MLP Column for Black History Month

Avatar of Sephora Brevil

When I came to America in June of 2016, it wasn’t what I had imagined it would be like. I heard stories about how the streets in America were so clean you could eat off them, but when I arrived, I saw many homeless people living on the streets. I had not seen homeless people since the big earthquake in 2010. I am from Haiti, a country full of great food and good people. While Americans would probably say Haitians are poor, I never felt poor. I believe what matters is the love you share with your family. 

When I first arrived, the only English phrases I knew were “My name is” and “I’m good.” My native language is Haitian Creole, a mix of French and other languages, including Spanish and West African languages. Haitian Creole was formed because of contact between French colonists and enslaved Africans working on plantations on the island of Haiti. Eventually, they formed their own unique language. The language barrier was a challenge I had to overcome, a goal I had to reach to succeed in life. When I first learned about Black History Month, I learned about the history of Black people in America, and about slavery, racism, and injustice. I also learned that the Black community isn’t “free,” and we do not have the privileges we deserve. 

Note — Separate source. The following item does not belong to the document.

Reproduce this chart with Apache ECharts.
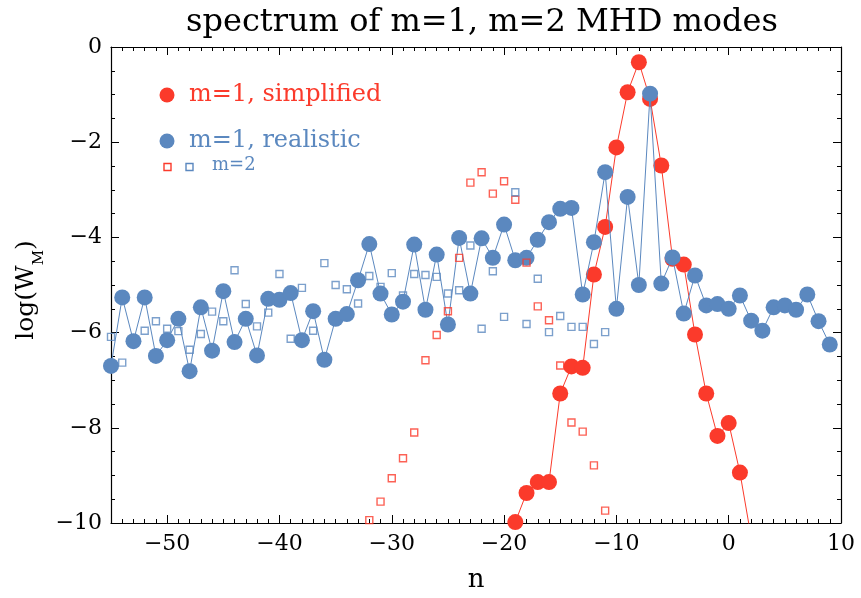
<!DOCTYPE html>
<html>
<head>
<meta charset="utf-8">
<script src="https://cdn.jsdelivr.net/npm/echarts@6/dist/echarts.min.js"></script>
<style>
  html, body { margin: 0; padding: 0; background: #fff; }
  #chart { width: 861px; height: 598px; }
</style>
</head>
<body>
<div id="chart"></div>
<script>
// m=1, realistic equilibrium: toroidal mode number n and log of mode energy
const realisticN = [-55, -54, -53, -52, -51, -50, -49, -48, -47, -46, -45, -44, -43, -42, -41, -40,
  -39, -38, -37, -36, -35, -34, -33, -32, -31, -30, -29, -28, -27, -26, -25, -24, -23, -22, -21, -20,
  -19, -18, -17, -16, -15, -14, -13, -12, -11, -10, -9, -8, -7, -6, -5, -4, -3, -2, -1, 0,
  1, 2, 3, 4, 5, 6, 7, 8, 9];
const realisticLogW = [-6.70, -5.26, -6.18, -5.26, -6.49, -6.16, -5.71, -6.81, -5.47, -6.38, -5.13, -6.20, -5.71, -6.48, -5.29, -5.31,
  -5.17, -6.16, -5.55, -6.57, -5.71, -5.61, -4.90, -4.14, -5.18, -5.62, -5.35, -4.15, -5.52, -4.36, -5.83, -4.01, -5.18, -4.02, -4.43, -3.73,
  -4.48, -4.43, -4.05, -3.68, -3.40, -3.38, -5.20, -4.10, -2.63, -5.50, -3.15, -5.00, -0.98, -4.97, -4.42, -5.60, -4.80, -5.43, -5.40, -5.50,
  -5.22, -5.75, -5.96, -5.47, -5.43, -5.52, -5.20, -5.76, -6.25];

// m=1, simplified equilibrium
const simplifiedN = [-19, -18, -17, -16, -15, -14, -13, -12, -11, -10, -9, -8, -7, -6, -5, -4, -3, -2, -1, 0, 1, 2];
const simplifiedLogW = [-9.98, -9.37, -9.14, -9.14, -7.28, -6.71, -6.74, -4.78, -3.78, -2.11, -0.95, -0.32, -1.09, -2.49, -4.45, -4.57,
  -6.04, -7.28, -8.17, -7.90, -8.94, -10.30];

// m=2, simplified equilibrium
const m2SimplifiedN = [-32, -31, -30, -29, -28, -27, -26, -25, -24, -23, -22, -21, -20, -19, -18, -17, -16, -15, -14, -13, -12, -11];
const m2SimplifiedLogW = [-9.94, -9.55, -9.06, -8.64, -8.10, -6.58, -6.05, -5.55, -4.43, -2.85, -2.63, -3.08, -2.82, -3.21, -4.53, -5.45,
  -5.74, -6.69, -7.89, -8.08, -8.79, -9.74];

// m=2, realistic equilibrium
const m2RealisticN = [-55, -54, -52, -51, -50, -49, -48, -47, -46, -45, -44, -43, -42, -41, -40, -39, -38, -37, -36, -35, -34, -33,
  -32, -31, -30, -29, -28, -27, -26, -25, -24, -23, -22, -21, -20, -19, -18, -17, -16, -15, -14, -13, -12, -11];
const m2RealisticLogW = [-6.09, -6.63, -5.96, -5.76, -5.92, -5.97, -6.36, -6.03, -5.56, -5.76, -4.69, -5.40, -5.87, -5.58, -4.77, -6.13,
  -5.06, -5.96, -4.54, -5.00, -5.09, -5.39, -4.81, -5.04, -4.75, -5.22, -4.77, -4.79, -4.83, -5.18, -5.11, -4.17, -5.92, -4.71, -5.67,
  -3.05, -5.82, -4.87, -5.99, -5.65, -5.88, -5.88, -6.24, -5.99];

// axis ticks
const xMajorTicks = [-50, -40, -30, -20, -10, 0, 10];
const xMin = -55, xMax = 10;
const yMin = -10, yMax = 0;

const RED = '#fb3a2b';
const BLUE = '#5b88bf';
const FONT = 'DejaVu Serif';

const pairs = (xs, ys) => xs.map((x, i) => [x, ys[i]]);
const minusFmt = v => (v < 0 ? '\u2212' + Math.abs(v) : String(v));

const chart = echarts.init(document.getElementById('chart'), null, { renderer: 'canvas' });

const gridBox = { left: 111, top: 47, width: 730, height: 476 };
const frameLine = { show: true, onZero: false, lineStyle: { color: '#000', width: 1.2 } };
const noLine = { show: false, onZero: false };
const tickStyle = { color: '#000', width: 1 };

chart.setOption({
  animation: false,
  backgroundColor: '#fff',
  title: {
    text: 'spectrum of m=1, m=2 MHD modes',
    left: 477,
    textAlign: 'center',
    top: 2,
    textStyle: { fontFamily: FONT, fontSize: 32, fontWeight: 'normal', color: '#000' }
  },
  grid: [
    Object.assign({ containLabel: false }, gridBox),
    Object.assign({ containLabel: false }, gridBox)
  ],
  xAxis: [
    {
      // bottom: frame, major ticks and labels
      type: 'value', gridIndex: 0, position: 'bottom', min: xMin, max: xMax,
      axisLine: frameLine,
      axisTick: { show: true, inside: true, length: 8, customValues: xMajorTicks, lineStyle: tickStyle },
      axisLabel: { show: true, customValues: xMajorTicks, formatter: minusFmt, fontFamily: FONT, fontSize: 22, color: '#000', margin: 10 },
      splitLine: { show: false },
      name: 'n', nameLocation: 'middle', nameGap: 44,
      nameTextStyle: { fontFamily: FONT, fontSize: 26, color: '#000' }
    },
    {
      // top: frame and major ticks
      type: 'value', gridIndex: 0, position: 'top', min: xMin, max: xMax,
      axisLine: frameLine,
      axisTick: { show: true, inside: true, length: 8, customValues: xMajorTicks, lineStyle: tickStyle },
      axisLabel: { show: false },
      splitLine: { show: false }
    },
    {
      // bottom: minor ticks at every integer n
      type: 'value', gridIndex: 1, position: 'bottom', min: xMin, max: xMax, interval: 1,
      axisLine: noLine,
      axisTick: { show: true, inside: true, length: 4, lineStyle: tickStyle },
      axisLabel: { show: false },
      splitLine: { show: false }
    },
    {
      // top: minor ticks at every integer n
      type: 'value', gridIndex: 1, position: 'top', min: xMin, max: xMax, interval: 1,
      axisLine: noLine,
      axisTick: { show: true, inside: true, length: 4, lineStyle: tickStyle },
      axisLabel: { show: false },
      splitLine: { show: false }
    }
  ],
  yAxis: [
    {
      type: 'value', gridIndex: 0, position: 'left', min: yMin, max: yMax, interval: 2,
      axisLine: frameLine,
      axisTick: { show: true, inside: true, length: 8, lineStyle: tickStyle },
      minorTick: { show: true, splitNumber: 4, length: 4, lineStyle: tickStyle },
      axisLabel: { show: true, formatter: minusFmt, fontFamily: FONT, fontSize: 22, color: '#000', margin: 9 },
      splitLine: { show: false },
      minorSplitLine: { show: false }
    },
    {
      type: 'value', gridIndex: 0, position: 'right', min: yMin, max: yMax, interval: 2,
      axisLine: frameLine,
      axisTick: { show: true, inside: true, length: 8, lineStyle: tickStyle },
      minorTick: { show: true, splitNumber: 4, length: 4, lineStyle: tickStyle },
      axisLabel: { show: false },
      splitLine: { show: false },
      minorSplitLine: { show: false }
    },
    {
      type: 'value', gridIndex: 1, position: 'left', min: yMin, max: yMax,
      axisLine: noLine, axisTick: { show: false }, axisLabel: { show: false }, splitLine: { show: false }
    }
  ],
  graphic: [
    {
      type: 'text', x: 26, y: 290, rotation: Math.PI / 2,
      style: {
        text: '{a|log(W}{s|M}{a|)}',
        align: 'center', verticalAlign: 'middle',
        rich: {
          a: { fontFamily: FONT, fontSize: 25, fill: '#000', lineHeight: 30, verticalAlign: 'middle' },
          s: { fontFamily: FONT, fontSize: 15, fill: '#000', lineHeight: 30, verticalAlign: 'bottom', padding: [0, 0, -6, 0] }
        }
      }
    },
    // legend
    { type: 'circle', shape: { cx: 167, cy: 95, r: 7.5 }, style: { fill: RED } },
    { type: 'text', x: 189, y: 95, style: { text: 'm=1, simplified', fill: RED, font: '24px "DejaVu Serif"', verticalAlign: 'middle' } },
    { type: 'circle', shape: { cx: 167, cy: 141, r: 7.5 }, style: { fill: BLUE } },
    { type: 'text', x: 189, y: 141, style: { text: 'm=1, realistic', fill: BLUE, font: '24px "DejaVu Serif"', verticalAlign: 'middle' } },
    { type: 'rect', shape: { x: 164, y: 163.5, width: 7, height: 7 }, style: { fill: 'none', stroke: RED, lineWidth: 1.4 } },
    { type: 'rect', shape: { x: 186, y: 163.5, width: 7, height: 7 }, style: { fill: 'none', stroke: BLUE, lineWidth: 1.4 } },
    { type: 'text', x: 212, y: 165, style: { text: 'm=2', fill: BLUE, font: '18px "DejaVu Serif"', verticalAlign: 'middle' } }
  ],
  series: [
    {
      name: 'm=1, simplified', type: 'line', xAxisIndex: 0, yAxisIndex: 0,
      data: pairs(simplifiedN, simplifiedLogW),
      symbol: 'circle', symbolSize: 16, showAllSymbol: true, clip: true,
      lineStyle: { color: RED, width: 1 }, itemStyle: { color: RED }, z: 2
    },
    {
      name: 'm=1, realistic', type: 'line', xAxisIndex: 0, yAxisIndex: 0,
      data: pairs(realisticN, realisticLogW),
      symbol: 'circle', symbolSize: 16, showAllSymbol: true, clip: true,
      lineStyle: { color: BLUE, width: 1 }, itemStyle: { color: BLUE }, z: 3
    },
    {
      name: 'm=2, simplified', type: 'scatter', xAxisIndex: 0, yAxisIndex: 0,
      data: pairs(m2SimplifiedN, m2SimplifiedLogW),
      symbol: 'rect', symbolSize: 7, clip: true,
      itemStyle: { color: 'rgba(0,0,0,0)', borderColor: RED, borderWidth: 1.4 }, z: 4
    },
    {
      name: 'm=2, realistic', type: 'scatter', xAxisIndex: 0, yAxisIndex: 0,
      data: pairs(m2RealisticN, m2RealisticLogW),
      symbol: 'rect', symbolSize: 7, clip: true,
      itemStyle: { color: 'rgba(0,0,0,0)', borderColor: BLUE, borderWidth: 1.4 }, z: 4
    }
  ]
});
</script>
</body>
</html>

According to the Public Policy Institute of California, half of Californian children have at least one immigrant parent. This shows how many children in this state are affected by immigration issues. When people see Black immigrants, they always assume that we’re from Africa. This makes sense, considering that Africa is a large continent with 54 countries. And many African immigrants in America are very successful. A report from the Pew Research Center states that “Black immigrants from Africa are more likely than Americans overall to have a college degree or higher.” 

I believe Black immigrants value their educational opportunities because there aren’t always many choices for them back home. They have to work hard to support their families and be successful. Americans have freedom and many opportunities. I see that immigrants take school more seriously than students born in America because they understand how important education is. My dad always tells me, “Education first!” 

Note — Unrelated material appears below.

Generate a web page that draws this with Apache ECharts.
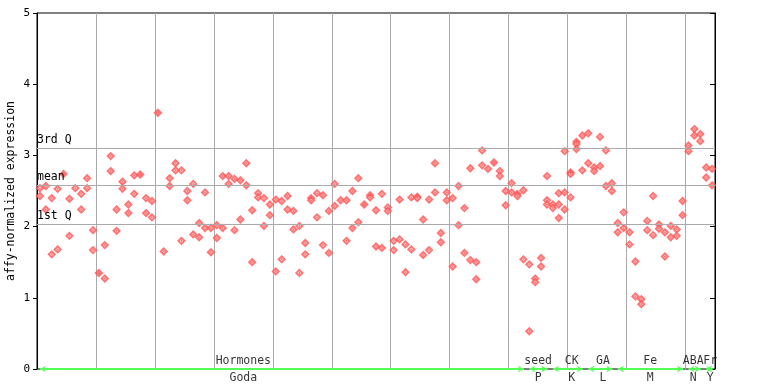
<!DOCTYPE html>
<html>
<head>
<meta charset="utf-8">
<script src="https://cdn.jsdelivr.net/npm/echarts@6/dist/echarts.min.js"></script>
<style>
html,body{margin:0;padding:0;background:#fff;}
#chart{width:768px;height:384px;}
</style>
</head>
<body>
<div id="chart"></div>
<script>
// ---- data: per-sample replicate values, split by experiment group ----
const yAxisTitle = 'affy-normalized expression';
const groupTop    = ['Hormones','seed','CK','GA','Fe','ABA','Fr'];
const groupBottom = ['Goda','P','K','L','M','N','Y'];
const groupLabelAt = [35, 85, 90.7, 96, 104, 111.3, 114.2];

const hormonesValues = [
  [2.54,2.43],[2.57,2.24],[2.40,1.61],[2.53,1.68],[2.74],[2.39,1.87],[2.54],[2.46,2.24],[2.68,2.54],[1.95,1.67],
  [1.35],[1.74,1.27],[2.99,2.78],[2.24,1.94],[2.63,2.53],[2.31,2.19],[2.72,2.46],[2.73],[2.40,2.19],[2.36,2.13],
  [3.60],[1.65],[2.68,2.57],[2.89,2.79],[2.79,1.80],[2.50,2.37],[2.60,1.89],[2.05,1.85],[2.48,1.98],[1.98,1.64],
  [2.02,1.84],[2.71,1.98],[2.71,2.60],[2.67,1.95],[2.65,2.10],[2.89,2.58],[2.23,1.50],[2.47,2.41],[2.40,2.01],[2.31,2.16],
  [2.38,1.37],[2.36,1.54],[2.43,2.24],[2.22,1.96],[2.01,1.35],[1.77,1.61],[2.40,2.37],[2.47,2.13],[2.44,1.74],[2.22,1.63],
  [2.60,2.29],[2.37],[2.37,1.80],[2.50,1.98],[2.68,2.06],[2.31],[2.44,2.41],[2.23,1.72],[2.46,1.70],[2.27,2.22],
  [1.80,1.67],[2.38,1.82],[1.75,1.36],[2.41,1.68],[2.42,2.40],[2.10,1.60],[2.38,1.67],[2.89,2.48],[1.91,1.78],[2.48,2.37],
  [2.40,1.44],[2.57,2.02],[2.26,1.63],[2.82,1.53],[1.50,1.26],[3.07,2.86],[2.81],[2.90],[2.78,2.71],[2.50,2.30],
  [2.61,2.48],[2.46,2.43],[2.51,1.54]
];
const seedValues = [[1.47,0.53],[1.27,1.22],[1.56,1.44],[2.71,2.37,2.31]];
const ckValues   = [[2.31,2.26],[2.47,2.31,2.12],[3.06,2.48,2.24],[2.76,2.74,2.41],[3.19,3.16,3.09],[3.28,2.79]];
const gaValues   = [[3.31,2.89],[2.83,2.78],[3.26,2.85],[3.07,2.57],[2.61,2.50]];
const feValues   = [[2.05,1.92],[2.20,1.98],[1.92,1.75],[1.51,1.02],[0.98,0.91],[2.08,1.95],[2.43,1.88],[2.03,1.97],[1.92,1.58],[2.01,1.85],[1.96,1.87],[2.36,2.16]];
const abaValues  = [[3.14,3.06],[3.37,3.28],[3.30,3.20]];
const frValues   = [[2.83,2.69],[2.81,2.58]];
const highlightedSamples = [4, 10, 17, 20, 55, 77];

const statNames  = ['3rd Q','mean','1st Q'];
const statValues = [3.10, 2.58, 2.03];
const yTicks = [0,1,2,3,4,5];

// ---- build series data ----
const groups = [hormonesValues, seedValues, ckValues, gaValues, feValues, abaValues, frValues];
const hollow = [], filled = [], groupStart = [], groupEnd = [];
let g = 0;
groups.forEach(arr => {
  groupStart.push(g);
  arr.forEach(vals => {
    vals.forEach(v => {
      (highlightedSamples.includes(g) ? filled : hollow).push([g + 0.5, v]);
    });
    g++;
  });
  groupEnd.push(g);
});
const total = g;

const font = 'DejaVu Sans Mono';
const red = '#ff5252';
const green = '#55ff55';

const chart = echarts.init(document.getElementById('chart'));
chart.setOption({
  animation: false,
  backgroundColor: '#fff',
  grid: {left: 37, right: 53, top: 13, bottom: 15, show: true, borderColor: '#000', borderWidth: 1,
         containLabel: false, outerBoundsMode: 'none'},
  graphic: [{
    type: 'text', x: 11.5, y: 191, rotation: Math.PI / 2,
    style: {text: yAxisTitle, font: '11.5px "DejaVu Sans Mono"', fill: '#000', align: 'center', verticalAlign: 'middle'}
  }],
  xAxis: {
    type: 'value', min: 0, max: total, interval: 10,
    axisLine: {show: false},
    axisTick: {show: false},
    axisLabel: {show: false},
    splitLine: {show: true, lineStyle: {color: '#aaaaaa', width: 1}}
  },
  yAxis: [{
    type: 'value', min: yTicks[0], max: yTicks[yTicks.length-1], interval: 1,
    axisLine: {show: true, lineStyle: {color: '#000', width: 1}},
    axisTick: {show: true, length: 4, lineStyle: {color: '#000'}},
    axisLabel: {fontFamily: font, fontSize: 11, color: '#000', margin: 7},
    splitLine: {show: false}
  }, {
    type: 'value', min: yTicks[0], max: yTicks[yTicks.length-1], interval: 1, position: 'right',
    axisLine: {show: true, lineStyle: {color: '#000', width: 1}},
    axisTick: {show: true, inside: true, length: 5, lineStyle: {color: '#000'}},
    axisLabel: {show: false},
    splitLine: {show: false}
  }],
  series: [
    {
      type: 'scatter', data: hollow, symbol: 'emptyDiamond', symbolSize: 6,
      itemStyle: {color: red, borderColor: red, borderWidth: 1},
      markLine: {
        silent: true, symbol: 'none',
        lineStyle: {color: '#aaaaaa', width: 1, type: 'solid'},
        label: {position: 'insideStartTop', distance: [0, 2], fontFamily: font, fontSize: 11.5, color: '#000', padding: 0},
        data: statValues.map((v, i) => ({yAxis: v, name: statNames[i], label: {formatter: statNames[i]}}))
      },
      z: 3
    },
    {
      type: 'scatter', data: hollow, symbol: 'diamond', symbolSize: 2.5,
      itemStyle: {color: red}, z: 3, silent: true
    },
    {
      type: 'scatter', data: filled, symbol: 'diamond', symbolSize: 9,
      itemStyle: {color: red}, z: 4
    },
    {
      type: 'line', data: [], clip: false,
      markLine: {
        silent: true, symbol: ['arrow', 'arrow'], symbolSize: [5, 6],
        lineStyle: {color: green, width: 2, type: 'solid'},
        label: {show: false},
        data: groupStart.map((s, i) => [{coord: [s + 0.5, 0]}, {coord: [groupEnd[i] - 0.4, 0]}])
      },
      z: 5
    },
    {
      type: 'scatter', clip: false, symbolSize: 0, silent: true,
      data: groupTop.map((t, i) => ({value: [groupLabelAt[i], 0], name: t})),
      label: {show: true, position: 'top', distance: 2, formatter: p => p.name, fontFamily: font, fontSize: 11.5, color: '#000'},
      z: 6
    },
    {
      type: 'scatter', clip: false, symbolSize: 0, silent: true,
      data: groupBottom.map((t, i) => ({value: [groupLabelAt[i], 0], name: t})),
      label: {show: true, position: 'bottom', distance: 3, formatter: p => p.name, fontFamily: font, fontSize: 11.5, color: '#000'},
      z: 6
    }
  ]
});
</script>
</body>
</html>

However, the assumption that all Black immigrants are from Africa is not true. Black people exist in many countries outside Africa, such as Jamaica, Haiti, the Dominican Republic, Cuba, and Brazil. In fact, almost half of all foreign-born Black people living in the US in 2016 were from the Caribbean, particularly Jamaica and Haiti, according to the Pew Research Center report. Black immigrants speak many different languages, and many come to the US already knowing some English.  

I interviewed Naod, a Berkeley High School (BHS) sophomore from Eritrea, which is a country in northeast Africa. We talked about his experience as an immigrant in the US. Naod came here in May of 2019. Unlike me, he knew some English at the time, so learning at BHS was easier for him. Back in Eritrea, he didn’t know about racism, mainly because the whole Eritrean population is Black. When Naod came here and witnessed the violence and injustice towards Black people, he felt surprised and sad. “At first, it’s surprising to learn what they are doing to Black people, but you get used to it and it makes me sad,” he said in a Zoom interview. Naod noticed how Black people are treated by the police: they have to make sure they speak in a respectful way in order to be treated with a little respect.

I feel like when other people see Black people like me, they feel afraid and they have all these negative thoughts. It feels like they think that we are predators and they are prey. But when I think about the Black community, I see commitment, teamwork, and leadership. The people I admire are Barack Obama, Michelle Obama, Martin Luther King Jr., and Rosa Parks. They are the ones who stood up for the Black community. Like Barack Obama said at the Democratic National Convention in 2016, “We did not come to fear the future; we came here to shape it.” The only reason why Americans are so afraid of change is because they are afraid of realizing they have wronged the Black community for centuries. We cannot change the past, but we can envision the future.